--- start of Exercise material ---
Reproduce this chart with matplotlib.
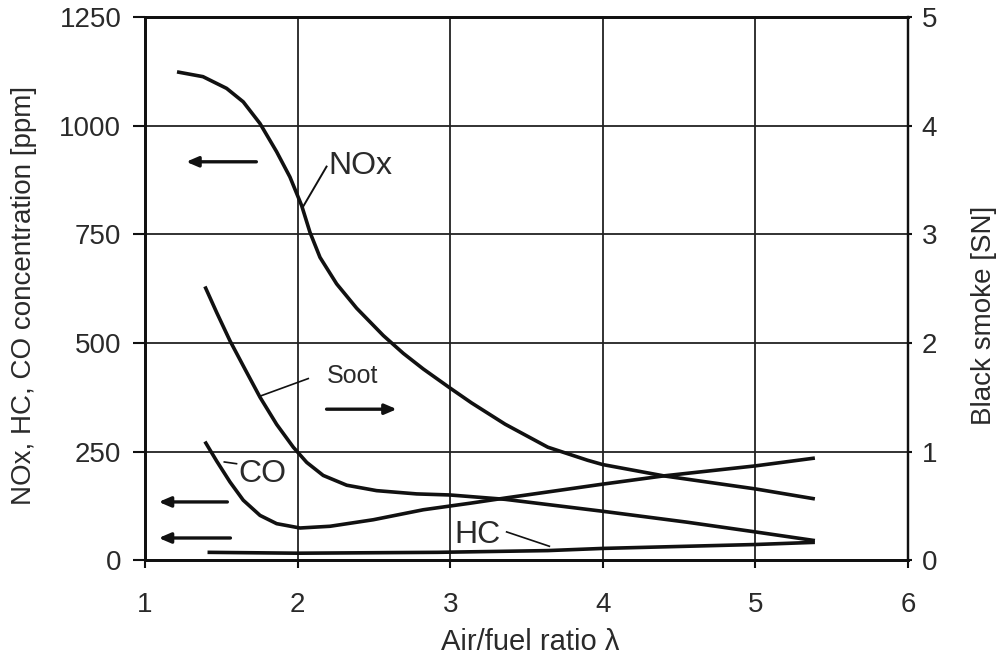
--- end of Exercise material ---
--- start of Exercise material ---
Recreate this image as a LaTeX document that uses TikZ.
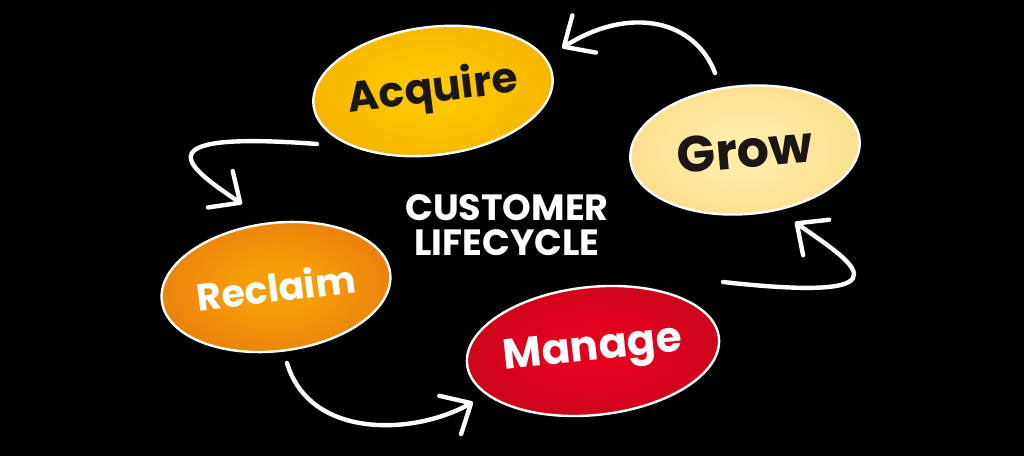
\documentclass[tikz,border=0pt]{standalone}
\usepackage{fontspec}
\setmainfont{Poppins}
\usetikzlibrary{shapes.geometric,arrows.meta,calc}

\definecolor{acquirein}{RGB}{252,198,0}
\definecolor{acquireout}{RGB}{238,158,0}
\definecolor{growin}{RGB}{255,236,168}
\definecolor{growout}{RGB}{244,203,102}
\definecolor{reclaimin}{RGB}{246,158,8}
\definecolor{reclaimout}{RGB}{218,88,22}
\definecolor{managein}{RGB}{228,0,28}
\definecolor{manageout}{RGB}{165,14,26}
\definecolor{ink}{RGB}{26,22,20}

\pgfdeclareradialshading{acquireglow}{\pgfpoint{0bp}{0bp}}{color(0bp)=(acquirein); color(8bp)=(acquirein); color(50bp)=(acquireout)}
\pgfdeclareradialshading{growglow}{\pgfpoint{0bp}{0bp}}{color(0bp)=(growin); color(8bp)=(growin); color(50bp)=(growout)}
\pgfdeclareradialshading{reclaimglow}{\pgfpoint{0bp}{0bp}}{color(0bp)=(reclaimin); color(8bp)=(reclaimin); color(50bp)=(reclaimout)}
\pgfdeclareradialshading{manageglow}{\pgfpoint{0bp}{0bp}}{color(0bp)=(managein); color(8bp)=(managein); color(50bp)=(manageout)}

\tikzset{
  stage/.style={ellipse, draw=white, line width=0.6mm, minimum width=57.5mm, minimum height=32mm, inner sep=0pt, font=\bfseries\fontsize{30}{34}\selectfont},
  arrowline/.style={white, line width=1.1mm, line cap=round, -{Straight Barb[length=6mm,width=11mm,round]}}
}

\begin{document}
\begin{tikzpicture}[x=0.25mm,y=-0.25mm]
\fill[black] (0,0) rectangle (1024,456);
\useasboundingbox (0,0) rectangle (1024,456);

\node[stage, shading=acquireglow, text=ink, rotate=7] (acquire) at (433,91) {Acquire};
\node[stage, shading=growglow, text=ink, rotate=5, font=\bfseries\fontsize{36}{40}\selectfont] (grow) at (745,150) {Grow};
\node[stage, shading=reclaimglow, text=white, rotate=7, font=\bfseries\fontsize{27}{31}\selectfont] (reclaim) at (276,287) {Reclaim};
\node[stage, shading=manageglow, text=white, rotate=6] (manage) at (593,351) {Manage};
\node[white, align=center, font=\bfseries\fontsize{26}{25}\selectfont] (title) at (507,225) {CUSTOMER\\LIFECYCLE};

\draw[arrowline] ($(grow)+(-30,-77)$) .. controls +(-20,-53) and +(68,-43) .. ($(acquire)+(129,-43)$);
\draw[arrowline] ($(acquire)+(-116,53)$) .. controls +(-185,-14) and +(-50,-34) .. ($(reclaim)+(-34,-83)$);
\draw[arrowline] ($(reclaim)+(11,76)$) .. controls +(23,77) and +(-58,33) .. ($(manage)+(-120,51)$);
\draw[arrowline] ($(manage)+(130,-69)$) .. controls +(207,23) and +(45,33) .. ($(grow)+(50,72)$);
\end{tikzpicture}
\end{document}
--- end of Exercise material ---
## Instruction:
Copy all lines from the listing that contain "this".

## The result:
Reproduce this chart with matplotlib.
Recreate this image as a LaTeX document that uses TikZ.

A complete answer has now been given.